‘But I’m going to try and stop thinking of money and material success. That isn’t the test of a good doctor. When a doctor earns five thousand a year he’s not healthy. And why – why should a man try to make money out of suffering humanity?’
I really enjoyed this book. The story of a fresh doctor, responsible and reasonable though naïvely idealistic, entering a Welsh mining town like Jonathan Harker into Transylvania to begin constructing his successful and principled career.
The novel follows his professional journey. Cronin exercises no subtlety in illustrating his indictments against the early 20th-century English medical industry. And yet I find myself intertwined with Dr. Andrew Manson himself; as a man, elated at meeting his match in Christine, flawed in his ego, a victim of frustration, a fragile speciman. Cronin requires little academic or estute insights to glean a sense of humanity in his writing. Like a Disney movie, I can’t help but enjoy the surface commentary and obvious judgements.
This does not mean that the novel lacks literary merit. In Dr. Manson’s early appointment as a medical assistant, shackled by unfair industry practices, one wonders if Dr. Page, his employer, does not somehow represent industry victimization himself and perhaps a foreshadowing of Andrew’s fate. I can’t help but wonder if Dr.

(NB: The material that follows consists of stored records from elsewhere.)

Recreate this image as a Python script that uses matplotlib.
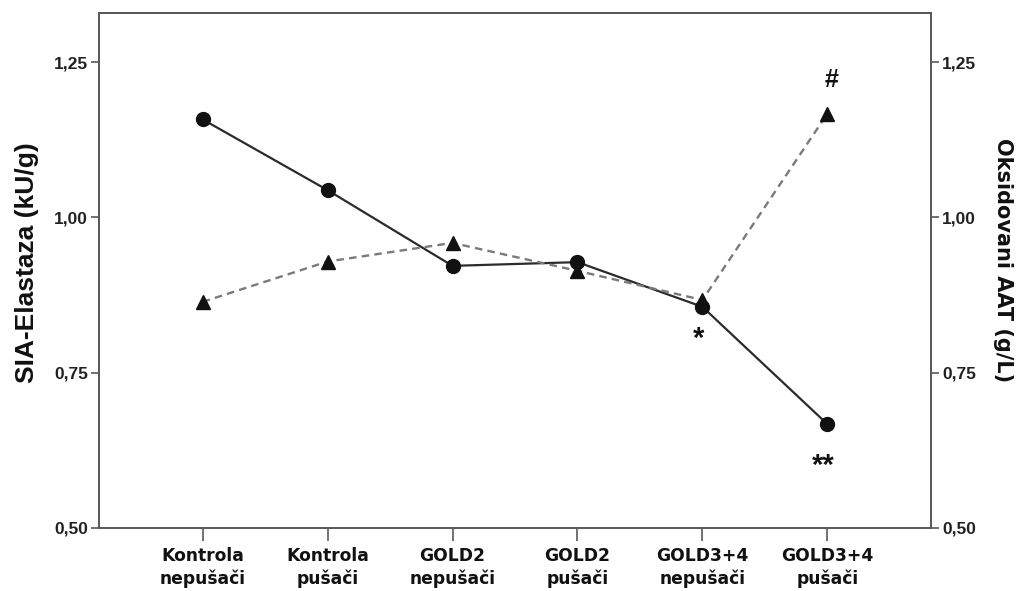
import matplotlib
matplotlib.use('Agg')
import matplotlib.pyplot as plt
from matplotlib.ticker import FuncFormatter

# group labels (two lines each)
groups = ['Kontrola\nnepušači', 'Kontrola\npušači', 'GOLD2\nnepušači',
          'GOLD2\npušači', 'GOLD3+4\nnepušači', 'GOLD3+4\npušači']

# group means
elastase = [1.158, 1.044, 0.922, 0.928, 0.856, 0.667]   # kU/g, left axis
oxidized_aat = [0.864, 0.929, 0.959, 0.914, 0.867, 1.167]  # g/L, right axis

# significance marks: (series, group index, text, offset in px)
marks = [
    ('aat', 5, '#', (4, 34)),
    ('ela', 4, '*', (-4, -32)),
    ('ela', 5, '**', (-4, -42)),
]

yticks = [0.50, 0.75, 1.00, 1.25]
ylim = (0.50, 1.33)

W, H = 1019, 591
fig = plt.figure(figsize=(W / 100, H / 100), dpi=100)
ax = fig.add_axes([99 / W, (H - 527.7) / H, (931 - 99) / W, (527.7 - 12.7) / H])
ax2 = ax.twinx()

spine_col = '#5a5a5a'
comma = FuncFormatter(lambda v, _: f'{v:.2f}'.replace('.', ','))
tick_font = dict(family='Liberation Sans', weight='bold', size=12.5)

x = list(range(len(groups)))
ax.plot(x, elastase, color='#2b2b2b', lw=1.6, marker='o', ms=10,
        mfc='#111111', mec='#111111', zorder=3)
ax2.plot(x, oxidized_aat, color='#7a7a7a', lw=1.7, ls=(0, (3.2, 2.2)),
         marker='^', ms=9.5, mfc='#111111', mec='#111111', zorder=3)

for a in (ax, ax2):
    a.set_ylim(*ylim)
    a.set_yticks(yticks)
    a.yaxis.set_major_formatter(comma)
    a.set_xlim(-0.83, 5.83)
    for s in a.spines.values():
        s.set_color(spine_col)
        s.set_linewidth(1.4)
    a.tick_params(axis='y', direction='out', length=6, width=1.2,
                  color=spine_col, pad=2)
    for lbl in a.get_yticklabels():
        lbl.set_fontproperties(tick_font)
        lbl.set_color('#222222')

ax.set_xticks(x)
ax.set_xticklabels(groups, fontfamily='DejaVu Sans', fontweight='bold',
                   fontsize=12.3, linespacing=1.3, color='#111111')
ax.tick_params(axis='x', direction='out', length=9, width=1.2,
               color=spine_col, pad=5)

ax.set_ylabel('SIA-Elastaza (kU/g)', fontfamily='Liberation Sans',
              fontweight='bold', fontsize=19, color='#111111')
ax.yaxis.set_label_coords(-0.072, 0.515)
ax2.set_ylabel('Oksidovani AAT (g/L)', fontfamily='DejaVu Sans',
               fontweight='bold', fontsize=15, color='#111111',
               rotation=270, va='bottom')
ax2.yaxis.set_label_coords(1.074, 0.52)

for series, i, txt, (dx, dy) in marks:
    target = ax2 if series == 'aat' else ax
    yv = oxidized_aat[i] if series == 'aat' else elastase[i]
    target.annotate(txt, xy=(i, yv), xytext=(dx * 0.72, dy * 0.72),
                    textcoords='offset points', ha='center', va='center',
                    fontfamily='Liberation Sans', fontweight='bold',
                    fontsize=21 if '*' in txt else 18, color='#111111')

fig.savefig('out.png', dpi=100)
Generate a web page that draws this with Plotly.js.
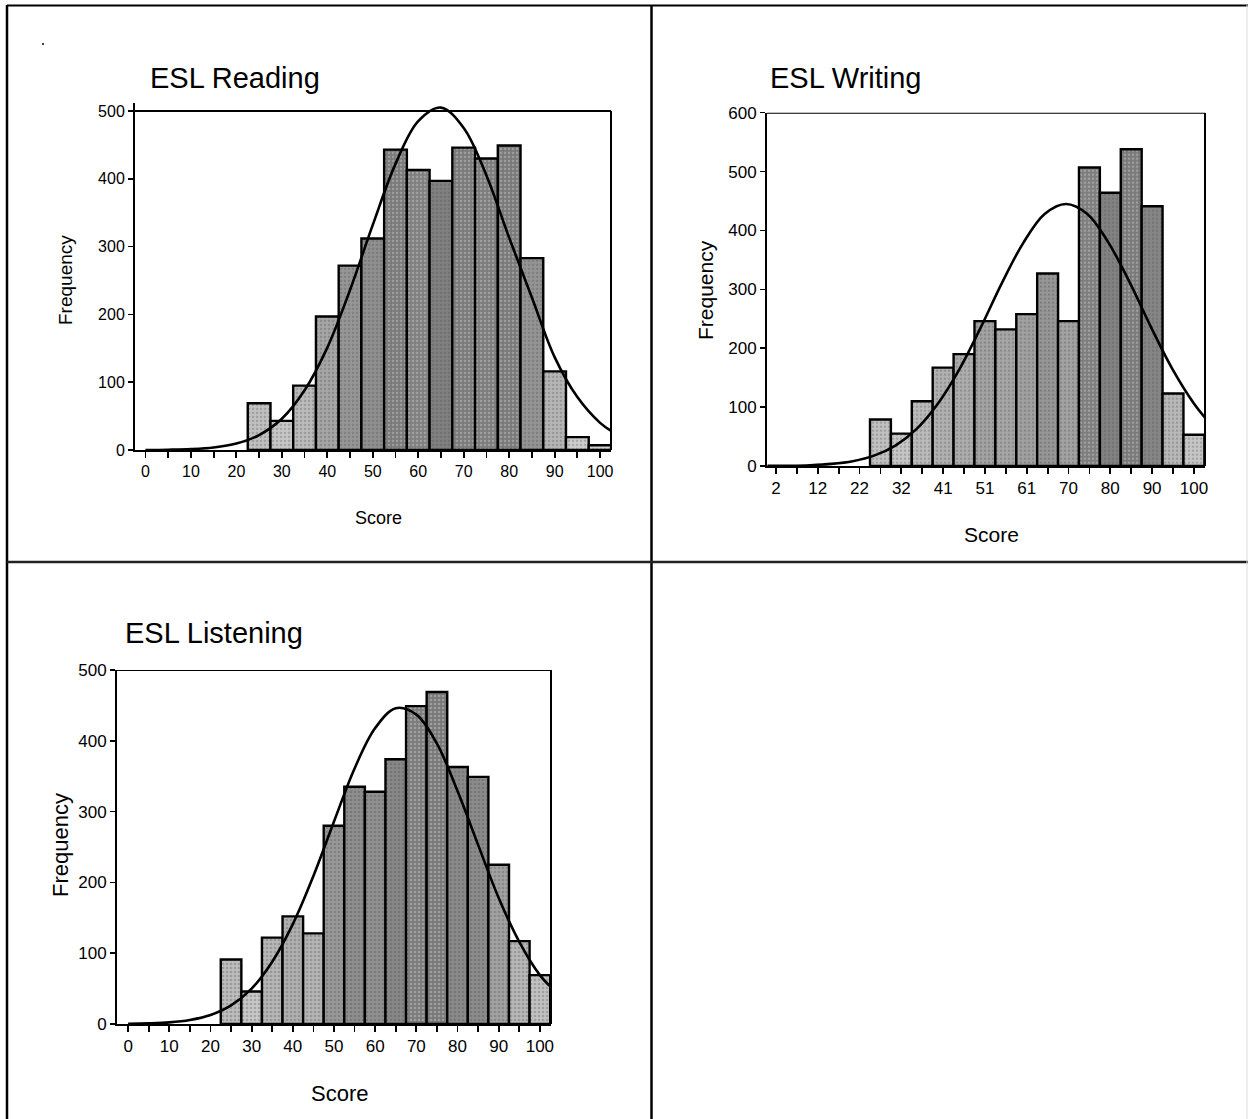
<!DOCTYPE html>
<html>
<head>
<meta charset="utf-8">
<script src="https://cdn.plot.ly/plotly-3.0.1.min.js"></script>
<style>html,body{margin:0;padding:0;background:#fff;}#chart{width:1248px;height:1119px;}</style>
</head>
<body>
<div id="chart"></div>
<script>
// ---------- DATA ----------
// ESL Reading
const readingBins = [25,30,35,40,45,50,55,60,65,70,75,80,85,90,95,100];
const readingFreq = [69,43,95,197,272,312,443,413,397,446,430,449,283,116,19,7];
const readingCurveX = [0,5,10,15,20,25,30,35,40,45,50,55,60,65,70,75,80,85,90,95,100,102.5];
const readingCurveY = [0,0.4,1.3,3.7,9.5,22,46,88,151,236,332,422,485,505,475,405,313,225,137,78,40,28];
const readingTickVals = [0,5,10,15,20,25,30,35,40,45,50,55,60,65,70,75,80,85,90,95,100];
const readingTickText = ['0','','10','','20','','30','','40','','50','','60','','70','','80','','90','','100'];

// ESL Writing
const writingBins = [26.5,31.4,36.3,41.2,46.1,51,55.9,60.8,65.7,70.6,75.5,80.4,85.3,90.2,95.1,100];
const writingFreq = [79,55,110,167,190,246,232,258,327,246,507,464,538,441,123,53];
const writingCurveX = [0,5,10,15,20,25,30,35,40,45,50,55,60,65,70,75,80,85,90,95,100,102.6];
const writingCurveY = [0.2,0.5,1.4,3.6,8.2,17.6,34.7,63,106,164,235,311,379,428,445,428,379,311,235,164,106,82];
const writingTickVals = [2,6.9,11.8,16.7,21.6,26.5,31.4,36.3,41.2,46.1,51,55.9,60.8,65.7,70.6,75.5,80.4,85.3,90.2,95.1,100];
const writingTickText = ['2','','12','','22','','32','','41','','51','','61','','70','','80','','90','','100'];

// ESL Listening
const listeningBins = [25,30,35,40,45,50,55,60,65,70,75,80,85,90,95,100];
const listeningFreq = [91,46,122,152,128,280,335,328,374,449,469,363,349,225,117,69];
const listeningCurveX = [0,5,10,15,20,25,30,35,40,45,50,55,60,65,70,75,80,85,90,95,100,102.7];
const listeningCurveY = [0.3,0.9,2.3,5.7,12.8,26.4,50,88,141,209,286,361,418,446,437,396,329,253,178,116,69,52];
const listeningTickVals = readingTickVals;
const listeningTickText = readingTickText;

// ---------- LAYOUT HELPERS ----------
const W = 1248, H = 1119;
const px = x => x / W;
const py = y => 1 - y / H;
const FONT = 'Liberation Sans, Arial, sans-serif';

function grays(vals) {
  const mx = Math.max(...vals);
  return vals.map(v => {
    const g = Math.round(215 - 95 * Math.pow(v / mx, 0.8));
    return 'rgb(' + g + ',' + g + ',' + g + ')';
  });
}

function barTrace(x, y, xa, ya, w) {
  return {type: 'bar', x: x, y: y, xaxis: xa, yaxis: ya, width: w,
    marker: {color: grays(y), line: {color: '#000', width: 2.4},
      pattern: {shape: '.', fillmode: 'overlay', fgcolor: '#000', fgopacity: 0.28, size: 4, solidity: 0.35}},
    hoverinfo: 'x+y'};
}
function curveTrace(x, y, xa, ya) {
  return {type: 'scatter', mode: 'lines', x: x, y: y, xaxis: xa, yaxis: ya,
    line: {color: '#000', width: 2.6, shape: 'spline', smoothing: 1.0}, hoverinfo: 'skip'};
}

function xAxis(dom, rng, tv, tt, anchor, fs) {
  return {domain: dom, range: rng, anchor: anchor, tickmode: 'array', tickvals: tv, ticktext: tt,
    showgrid: false, zeroline: false, showline: true, linecolor: '#000', linewidth: 2,
    ticks: 'outside', ticklen: 6, tickwidth: 1.8, tickcolor: '#000',
    tickfont: {family: FONT, size: fs, color: '#000'}, fixedrange: true};
}
function yAxis(dom, rng, dt, anchor, fs) {
  return {domain: dom, range: rng, anchor: anchor, dtick: dt, tick0: 0,
    showgrid: false, zeroline: false, showline: true, linecolor: '#000', linewidth: 2,
    ticks: 'outside', ticklen: 5, tickwidth: 1.5, tickcolor: '#000',
    tickfont: {family: FONT, size: fs, color: '#000'}, fixedrange: true};
}

// Reading: 0 at y=450, 500 at y=111; range to 512 so the curve peak shows above the frame
const rdTop = 450 - 512 * (339 / 500);

const data = [
  barTrace(readingBins, readingFreq, 'x', 'y', 5),
  curveTrace(readingCurveX, readingCurveY, 'x', 'y'),
  barTrace(writingBins, writingFreq, 'x2', 'y2', 4.9),
  curveTrace(writingCurveX, writingCurveY, 'x2', 'y2'),
  barTrace(listeningBins, listeningFreq, 'x3', 'y3', 5),
  curveTrace(listeningCurveX, listeningCurveY, 'x3', 'y3')
];

function frameBox(xa, ya, top) {
  return [
    {type: 'line', xref: xa + ' domain', yref: ya, x0: 0, x1: 1, y0: top, y1: top, line: {color: '#000', width: 2}},
    {type: 'line', xref: xa + ' domain', yref: ya, x0: 1, x1: 1, y0: 0, y1: top, line: {color: '#000', width: 2}}
  ];
}

const shapes = [].concat(
  frameBox('x', 'y', 500),
  frameBox('x2', 'y2', 600),
  frameBox('x3', 'y3', 500),
  [
    // table frame
    {type: 'line', xref: 'paper', yref: 'paper', x0: px(7), x1: px(1248), y0: py(5.5), y1: py(5.5), line: {color: '#000', width: 2}},
    {type: 'line', xref: 'paper', yref: 'paper', x0: px(7), x1: px(7), y0: py(5), y1: py(1119), line: {color: '#000', width: 2.5}},
    {type: 'line', xref: 'paper', yref: 'paper', x0: px(651.5), x1: px(651.5), y0: py(5), y1: py(1119), line: {color: '#000', width: 2.5}},
    {type: 'line', xref: 'paper', yref: 'paper', x0: px(7), x1: px(1248), y0: py(562), y1: py(562), line: {color: '#222', width: 2.5}},
    {type: 'line', xref: 'paper', yref: 'paper', x0: px(1247), x1: px(1247), y0: py(5), y1: py(1119), line: {color: '#ddd', width: 1}},
    {type: 'circle', xref: 'paper', yref: 'paper', x0: px(42), x1: px(44), y0: py(43), y1: py(45), fillcolor: '#000', line: {width: 0}}
  ]
);

function ann(text, x, y, size, opts) {
  return Object.assign({text: text, xref: 'paper', yref: 'paper', x: px(x), y: py(y), showarrow: false,
    font: {family: FONT, size: size, color: '#000'}, xanchor: 'center', yanchor: 'middle'}, opts || {});
}

const annotations = [
  ann('ESL Reading', 148, 78, 29, {xanchor: 'left'}),
  ann('ESL Writing', 768, 78, 29, {xanchor: 'left'}),
  ann('ESL Listening', 123, 633, 29, {xanchor: 'left'}),
  ann('Score', 379, 518, 18),
  ann('Frequency', 65, 280, 19, {textangle: -90}),
  ann('Score', 992, 534, 21),
  ann('Frequency', 705, 290, 21, {textangle: -90}),
  ann('Score', 340, 1093, 22),
  ann('Frequency', 60, 845, 22, {textangle: -90})
];

const layout = {
  width: W, height: H, margin: {l: 0, r: 0, t: 0, b: 0, pad: 0},
  paper_bgcolor: '#fff', plot_bgcolor: '#fff', showlegend: false, bargap: 0,
  xaxis: xAxis([px(135), px(611)], [-2.3, 102.4], readingTickVals, readingTickText, 'y', 16),
  yaxis: yAxis([py(450), py(rdTop)], [0, 512], 100, 'x', 16),
  xaxis2: xAxis([px(767), px(1205)], [-0.1, 102.6], writingTickVals, writingTickText, 'y2', 17),
  yaxis2: yAxis([py(466), py(112.7)], [0, 600], 100, 'x2', 17),
  xaxis3: xAxis([px(117), px(551)], [-2.7, 102.7], listeningTickVals, listeningTickText, 'y3', 17),
  yaxis3: yAxis([py(1024), py(670)], [0, 500], 100, 'x3', 17),
  shapes: shapes,
  annotations: annotations
};

Plotly.newPlot('chart', data, layout, {staticPlot: true, displayModeBar: false});
</script>
</body>
</html>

Page sees in Andrew a hope for a future that he will not experience. And like an Austen novel, Cronin does not bury his social commentary under ponderous dwellings. I do not find any of the events and circumstances unrealistic or unbelievable so why shroud them in literary pomp?
One might find a true joy in a gender analysis of this book. Christine fascinates me. Though she exemplifies what her contemporaries might call the perfect woman, she does not lose herself for the sake of Andrew. She respects what her contemporaries would call her duties but, most importantly, she never loses sight of Andrew’s true nature the way Andrew might. She performs admirably as his north star; his anchor, his beacon home. What a strength. And yet, does Cronin treat her justly? Does she experience a deserved autonomy from him or simply exist as a boon for the main character?
Cronin could have drawn Dr. Manson from the blueprints of a Dostoevsky novel. He could have designed a Tolstoian society of mock happiness and the heavy burden of escaping it. He could have plotted Manson through a Kafkaesque dream state endlessly searching for the meaning in his beaurocratic struggle. Instead, he presents a fallible, reactionary hero who makes mistakes and learns about himself oftentimes the hard way. A feeble man bolstered by his principles and companion. A contrast against a sick and pompous medical industry. But he does learn. He does fall and get back up. He bares himself without pretense. He begs our empathy and sympathy. Like a character from a Western. A feel-good movie. I love it.